TikTok’s “Hot or Not” Trend Is All Kinds of Problematic, and Here's Why
Published May 1 2021, 3:21 p.m. ET
If you’re up for a TikTok effect arbitrarily judging your appearance, you too can join in on the “fun." That's because TikTok users are using composite images to find out if they’re “hot or not."
This “hot or not” trend uses the same Shapeshifting effect that people used to find their celebrity lookalike, their Marvel doppelgänger, and even their ethnicity.
But as we’ve pointed out before, the effect isn’t so effective at finding lookalikes, so your mileage may vary. And we would recommend skipping this particular trend altogether unless you’re one of those one-in-a-million people with ironclad self-image.
The trend uses the so-called “Attractive Face Scale,” which was based on photos from the Hot or Not website.
The image against which TikTok users are comparing themselves is the “Attractive Face Scale” created by Pierre Tourigny, a Flickr user who professed to be a photography enthusiast and statistics programmer from Gatineau, Canada.
When he shared the scale to Flickr in 2006, Pierre wrote that he created the 30 composite images from a collection of photos culled from the now-defunct ‘website Hot or Not, where “people rate others’ attractiveness on a scale of 1 to 10” and “an average score based on hundreds or even thousands of individual ratings takes only a few days to emerge,” as he explained.
Pierre said he downloaded the images, sorted them by ranking, and used the SquirlzMorph software to create multi-morph composites of rank groupings.
“The portraits are blurry because the source images are low-resolution with differences in posture, hairstyles, glasses, etc., so that I could use only 36 control points for the morphs,” he added.
Pierre’s conclusions? First of all, the morphs “tend to be prettier than their sources because face asymmetries and skin blemishes average out,” and second, “fat is not attractive.” (If you believe or agree with that, please read up on society’s fatphobia problem.)
Feel free not to participate in the trend, since TikTok users already struggle with body image perceptions.
Some TikTok users may view this “hot or not” trend as just inane fun, but some people could take it very seriously. And that could be a real problem.
You see, even before people started comparing themselves to a grid of fake faces, TikTok users were already reporting that the app was warping their body image, as NBC News reported in July.
“When I initially downloaded TikTok, I saw a lot of really, really negative body image videos,” Brittani Lancaster, a TikTok body positive activist, told the outlet. “It’s not worth it to keep seeing these posts if it’s worsening your mental health.”
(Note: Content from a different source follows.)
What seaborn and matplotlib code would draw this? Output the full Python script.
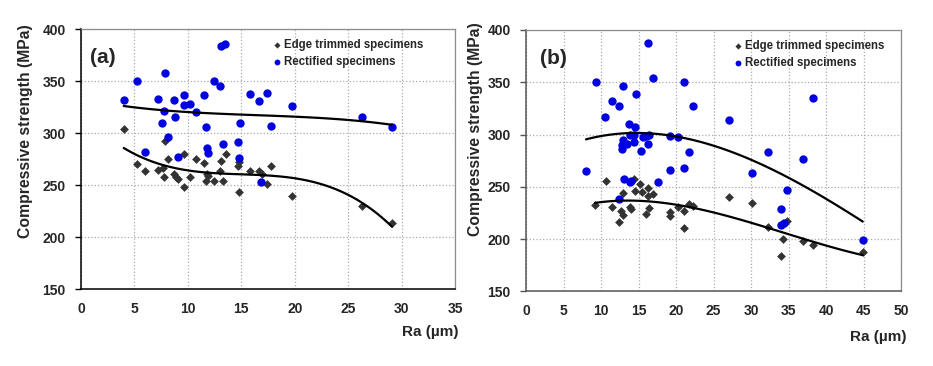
import numpy as np
import matplotlib
matplotlib.use("Agg")
import matplotlib.pyplot as plt
import seaborn as sns

sns.set_style("white")
plt.rcParams["font.family"] = ["Liberation Sans", "DejaVu Sans"]
plt.rcParams["font.weight"] = "bold"

# =====================================================
# DATA
# =====================================================

# panel (a)
ra_a_edge = [4.0, 7.9, 9.6, 8.1, 10.8, 13.6, 13.1, 11.5, 14.8, 5.2, 6.0, 7.2,
             7.7, 17.8, 15.8, 16.7, 16.9, 14.7, 7.8, 8.7, 8.9, 9.1, 9.6, 10.2,
             11.8, 11.9, 11.7, 12.4, 13.0, 13.3, 14.8, 17.4, 19.7, 26.3, 29.1]
cs_a_edge = [304, 293, 280, 275, 275, 280, 273, 271, 272, 270, 264, 265,
             267, 269, 264, 264, 261, 269, 258, 261, 258, 256, 248, 258,
             261, 259, 254, 254, 264, 254, 244, 251, 240, 230, 214]

ra_a_rect = [4.0, 5.2, 7.9, 7.2, 8.7, 9.6, 9.6, 10.2, 7.8, 8.8, 7.6, 10.8,
             11.5, 12.4, 13.0, 13.1, 13.5, 11.7, 8.1, 6.0, 9.1, 11.8, 11.9,
             13.3, 14.7, 14.9, 14.8, 15.8, 16.7, 17.4, 17.8, 19.7, 26.3, 29.1,
             16.8]
cs_a_rect = [332, 350, 358, 333, 332, 337, 327, 328, 321, 316, 310, 320,
             337, 350, 345, 384, 386, 306, 296, 282, 277, 286, 281,
             290, 292, 310, 276, 338, 331, 339, 307, 326, 316, 306,
             253]

# panel (b)
ra_b_edge = [9.2, 10.6, 11.5, 12.4, 12.6, 12.9, 12.9, 13.8, 14.0, 14.4, 15.2,
             14.5, 15.5, 16.2, 16.9, 16.2, 16.4, 16.0, 19.2, 19.2, 20.2, 21.1,
             21.1, 21.7, 22.2, 27.0, 30.1, 32.3, 34.8, 34.2, 34.0, 36.9, 38.2,
             44.9]
cs_b_edge = [233, 256, 231, 216, 227, 223, 244, 231, 229, 258, 253,
             246, 245, 249, 243, 241, 230, 224, 226, 222, 231, 227,
             211, 234, 232, 240, 235, 212, 217, 200, 184, 198, 194,
             188]

ra_b_rect = [16.2, 9.3, 12.9, 14.6, 16.9, 21.1, 22.2, 11.5, 12.4, 10.5, 13.7,
             14.5, 13.8, 14.4, 15.6, 16.0, 16.4, 12.9, 13.4, 12.8, 12.8, 14.4,
             16.2, 15.3, 19.2, 20.2, 21.7, 8.0, 19.2, 21.1, 27.0, 13.1, 13.8,
             14.0, 17.6, 12.4, 38.2, 32.3, 36.9, 30.1, 34.8, 34.0, 34.0, 34.4,
             44.9]
cs_b_rect = [388, 350, 346, 339, 354, 350, 327, 332, 327, 317, 310,
             307, 300, 300, 298, 299, 300, 295, 291, 290, 286, 293,
             291, 284, 299, 298, 283, 265, 266, 268, 314, 258, 255,
             256, 255, 238, 335, 283, 277, 263, 247, 229, 214, 215,
             199]

x_max_a = 35
x_max_b = 50
y_ticks = [150, 200, 250, 300, 350, 400]

BLUE = "#0000E0"
GREY = "#333333"

# =====================================================
# PLOT
# =====================================================

fig = plt.figure(figsize=(9.33, 3.66), dpi=100)
ax_a = fig.add_axes([0.0868, 0.2096, 0.4009, 0.7104])
ax_b = fig.add_axes([0.5638, 0.2036, 0.4019, 0.7145])

panels = [
    (ax_a, ra_a_edge, cs_a_edge, ra_a_rect, cs_a_rect, x_max_a, "(a)", "black"),
    (ax_b, ra_b_edge, cs_b_edge, ra_b_rect, cs_b_rect, x_max_b, "(b)", "#555555"),
]

for ax, xe, ye, xr, yr, xmax, tag, axcol in panels:
    sns.scatterplot(x=xe, y=ye, marker="D", s=20, color=GREY, edgecolor=GREY,
                    linewidth=0, label="Edge trimmed specimens", ax=ax, zorder=3)
    sns.scatterplot(x=xr, y=yr, marker="o", s=36, color=BLUE, edgecolor=BLUE,
                    linewidth=0, label="Rectified specimens", ax=ax, zorder=3)

    # polynomial trend lines (order 3)
    sns.regplot(x=np.array(xe), y=np.array(ye), order=3, ci=None, scatter=False,
                color="black", line_kws={"linewidth": 1.6, "zorder": 4}, ax=ax)
    sns.regplot(x=np.array(xr), y=np.array(yr), order=3, ci=None, scatter=False,
                color="black", line_kws={"linewidth": 1.6, "zorder": 4}, ax=ax)

    ax.set_xlim(0, xmax)
    ax.set_ylim(150, 400)
    ax.set_xticks(range(0, xmax + 1, 5))
    ax.set_yticks(y_ticks)
    ax.grid(True, linestyle=":", color="#ABABAB", linewidth=0.9)
    ax.set_axisbelow(True)

    for side in ["top", "right"]:
        ax.spines[side].set_color("#8C8C8C")
        ax.spines[side].set_linewidth(0.9)
    for side in ["left", "bottom"]:
        ax.spines[side].set_color(axcol)
        ax.spines[side].set_linewidth(1.1)

    ax.tick_params(axis="x", length=0, pad=9, labelsize=10)
    ax.tick_params(axis="y", length=4, width=1, color=axcol, pad=7, labelsize=10,
                   direction="out", left=True)

    ax.set_ylabel("Compressive strength (MPa)", fontsize=11.3, fontweight="bold")
    ax.set_xlabel("Ra (µm)", fontsize=11, fontweight="bold", loc="right")

    ax.text(0.024 if tag == "(a)" else 0.037, 0.89, tag, transform=ax.transAxes,
            fontsize=15, fontweight="bold", va="center", ha="left")

# label and legend placement per panel
ax_a.yaxis.set_label_coords(-0.128, 0.609)
ax_b.yaxis.set_label_coords(-0.115, 0.621)
ax_a.xaxis.set_label_coords(1.01, -0.137)
ax_b.xaxis.set_label_coords(1.015, -0.147)

ax_a.legend(loc="upper left", bbox_to_anchor=(0.50, 0.985), frameon=False,
            prop={"size": 8.3, "weight": "bold"}, handlelength=0.6,
            handletextpad=0.3, borderpad=0, labelspacing=0.45, markerscale=0.7)
ax_b.legend(loc="upper left", bbox_to_anchor=(0.54, 0.985), frameon=False,
            prop={"size": 8.3, "weight": "bold"}, handlelength=0.6,
            handletextpad=0.3, borderpad=0, labelspacing=0.45, markerscale=0.7)

plt.savefig("out.png", dpi=100)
In May 2020, actress and social media star Sissy Sheridan tweeted, “I liked my body before I downloaded TikTok.”
So it’s totally OK and maybe even recommended to skip this “hot or not” trend. After all, there’s no documentation on how this Shapeshifting effect chooses which face to morph yours into, and frankly, the whole “Hot or Not” conceit and the attractiveness scale are unproductive and unhealthy. Let’s just say we’re all hot and call it a day!